Senator Liu calls on DOE to fix high school admissions
September 26, 2022
FOR IMMEDIATE RELEASE: Monday, September 26, 2022
Contact: Soojin Choi |347-556-6335| press@johnliusenate.com
SENATOR LIU CALLS ON DOE TO FIX HIGH SCHOOL ADMISSIONS
New York, NY - State Senator John Liu, chairperson of the Senate Committee on NYC Education, is calling on the NYC Department of Education to abandon pandemic-era admissions to NYC high schools that are largely based on lottery selection of applicants and fix the system so it does not continue to penalize students who have pursued academic excellence under previous admissions criteria.
Families across the city have criticized the current system after many students failed to get into any of their top 12 high school picks. The letter to Chancellor David Banks (attached below) calls on the DOE to discontinue the current lottery-based system in favor of a process that values academic performance, diligence and achievement. The letter also notes that equity and achievement do not have to be mutually exclusive and that the DOE should prioritize these principles while engaging students and parents across the system.
Senator Liu said, “The high school admissions process has been rife with uncertainty and confusion under the current system causing outrage during an already stressful time in families’ lives. The DOE must abandon this lottery as a relic of the pandemic, and reinstate an admissions system that values diligence and achievement.”
*** Letter below ***
September 23, 2022
Chancellor David Banks
New York City Department of Education
52 Chambers Street
New York, NY 10007
Dear Chancellor Banks:
The Department of Education would be wise to scrap its unpopular and ineffective lottery-based high school admissions process and return to an admissions system that allows high schools to consider academic performance so as not to penalize the students who have pursued excellence under previous long-standing admissions criteria.
Countless families are deeply upset with the results of the high school admissions lottery administered by your administration. Predictably, the random process placed students in schools that are not aligned to their interests and abilities, often very far from their homes. Many families chose to leave NYC public schools in the face of this unpredictable admissions process. In a large, complex school system such as ours that serves students with an enormous range of abilities and needs, continuing the lottery would be a disservice to all students.
In March 2022, in the face of anger and outrage from families, you expressed the need to change the high school admissions, even going so far as to extend the application deadline so you could consider fixing this broken process. Ultimately, you kept the lottery, noting that it was a system you inherited and that you were up against a “tight timeline.” Six months later, DOE has had ample time to formulate real changes to improve this system for all and allow for students to pursue admissions to high school using clearly established criteria.

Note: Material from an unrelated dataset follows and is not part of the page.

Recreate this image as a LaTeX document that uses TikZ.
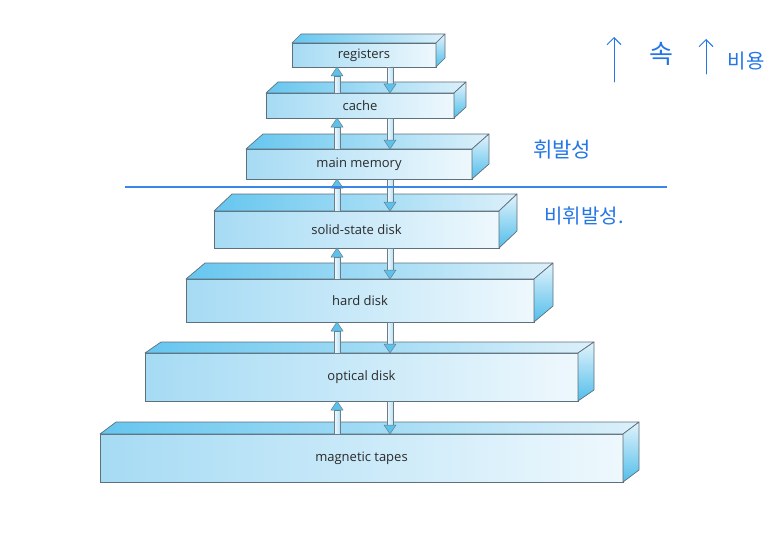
\documentclass[tikz,border=0pt]{standalone}
\usepackage{fontspec}
\setmainfont{Open Sans}
\newfontfamily\hangul{Noto Sans CJK KR}
\usetikzlibrary{arrows.meta,calc}

\definecolor{boxline}{HTML}{5E707C}
\definecolor{frontL}{HTML}{A6DBF4}
\definecolor{frontR}{HTML}{EEF8FD}
\definecolor{topL}{HTML}{66C6EF}
\definecolor{topR}{HTML}{DCF0FA}
\definecolor{sideT}{HTML}{E2F3FB}
\definecolor{sideB}{HTML}{52BEEB}
\definecolor{labeltxt}{HTML}{2A2A2A}
\definecolor{arrline}{HTML}{6A7E8A}
\definecolor{shaftL}{HTML}{F4FAFD}
\definecolor{shaftR}{HTML}{B8E2F6}
\definecolor{headblue}{HTML}{5CC2EC}
\definecolor{handblue}{HTML}{2476E6}
\definecolor{dividerblue}{HTML}{3A85E6}

% flow arrows between two levels
\newcommand\upflow[2]{%
  \draw[shaft] let \p1=(#1), \p2=(#2) in (\x1-3pt,\y1) rectangle (\x1+3pt,\y2-9pt);
  \draw[head] let \p1=(#1), \p2=(#2) in (\x2-6pt,\y2-9pt) -- (\x2,\y2) -- (\x2+6pt,\y2-9pt) -- cycle;}
\newcommand\downflow[2]{%
  \draw[shaft] let \p1=(#1), \p2=(#2) in (\x1-3pt,\y1) rectangle (\x1+3pt,\y2+9pt);
  \draw[head] let \p1=(#1), \p2=(#2) in (\x2-6pt,\y2+9pt) -- (\x2,\y2) -- (\x2+6pt,\y2+9pt) -- cycle;}

\begin{document}
\begin{tikzpicture}[x=1pt, y=-1pt,
    front/.style={draw=boxline, line width=0.7pt, left color=frontL, right color=frontR,
      anchor=north west, inner sep=0pt, outer sep=0pt, text=labeltxt,
      font=\fontsize{13}{15}\selectfont},
    topface/.style={draw=boxline, line width=0.7pt, line join=round, left color=topL, right color=topR},
    sideface/.style={draw=boxline, line width=0.7pt, line join=round, top color=sideT, bottom color=sideB},
    shaft/.style={draw=arrline, line width=0.5pt, left color=shaftL, right color=shaftR},
    head/.style={draw=arrline, line width=0.5pt, fill=headblue},
    divider/.style={dividerblue, line width=1.6pt},
    hand/.style={text=handblue, inner sep=0pt},
    handarrow/.style={draw=handblue, line width=1pt, line cap=round,
      -{Straight Barb[length=7pt, width=14pt]}},
  ]
  \fill[white] (0,0) rectangle (782,535);

  % storage levels: name / left / top / width / height / depth x / depth y / label
  \foreach \n/\l/\t/\w/\h/\dx/\dy/\txt in {
      reg/292/43/144/24/9/9/registers,
      cache/266/93/188/25/12/11/cache,
      mem/246/149/226/30/17/15/main memory,
      ssd/214/211/285/37/18/17/solid-state disk,
      hdd/186/279/348/43/19/16/hard disk,
      opt/145/353/433/48/16/11/optical disk,
      tape/100/434/523/48/16/12/magnetic tapes} {
    \node[front, minimum width=\w pt, minimum height=\h pt] (\n) at (\l,\t) {\txt};
    \shade[topface] (\n.north west) -- ++(\dx,-\dy) -- ++(\w,0) -- (\n.north east) -- cycle;
    \shade[sideface] (\n.north east) -- ++(\dx,-\dy) -- ++(0,\h) -- (\n.south east) -- cycle;
  }

  \coordinate (upx) at (337,0);
  \coordinate (downx) at (390,0);
  \foreach \a/\b in {reg/cache, cache/mem, mem/ssd, ssd/hdd, hdd/opt, opt/tape} {
    \upflow{\b.north -| upx}{\a.south -| upx}
    \downflow{\a.south -| downx}{\b.north -| downx}
  }

  % handwritten notes
  \coordinate (speedtail) at (614,82);
  \coordinate (speedtip) at (614,37);
  \draw[handarrow] (speedtail) -- (speedtip);
  \node[hand, font=\hangul\fontsize{26}{28}\selectfont] (speed) at (661,54) {속};
  \coordinate (costtail) at (706,74);
  \coordinate (costtip) at (706,39);
  \draw[handarrow] (costtail) -- (costtip);
  \node[hand, font=\hangul\fontsize{20}{22}\selectfont] (cost) at (746,61) {비용};
  \node[hand, font=\hangul\fontsize{21}{24}\selectfont] (volatile) at (562,150) {휘발성};
  \node[hand, font=\hangul\fontsize{20}{22}\selectfont] (nonvolatile) at (584,216) {비휘발성.};

  % volatile / non-volatile divider
  \draw[divider] (125,187) -- (667,187);
\end{tikzpicture}
\end{document}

The effort to randomize high school admissions outraged many families, driving many out of the system, into private or parochial schools, or moving out of the city entirely. Many AAPI families in particular have voiced concerns that the city’s lottery system further marginalized our too often overlooked community in which one in four adults live in poverty. DOE statistics show Asian students fared the worst in the city with only 70 percent securing one of their top five high school picks.

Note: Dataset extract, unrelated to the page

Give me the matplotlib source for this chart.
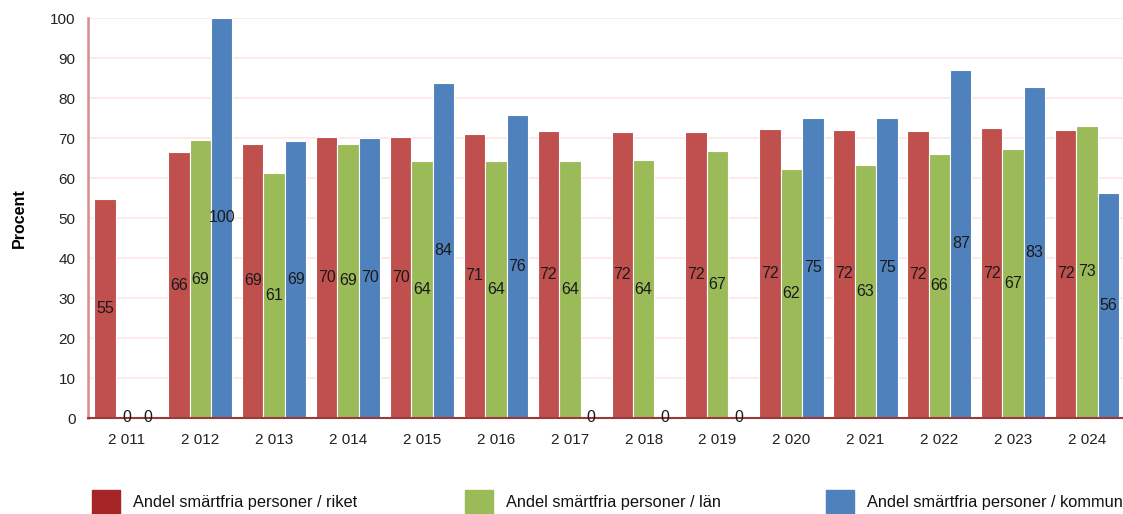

As we emerge from the COVID-19 pandemic, there is no reason to continue the admissions lottery, especially given the resounding failure of last cycle’s random admissions process. Overwhelmingly, families demand that the NYC DOE retire lottery admissions as a relic of the pandemic and reinstate an admissions system that values diligence and achievement. Equity and excellence do not have to be mutually exclusive. There must be a concerted effort to achieve both of these worthy goals in a manner that is fair, transparent and engaging to NYC school’s robust student and parent population.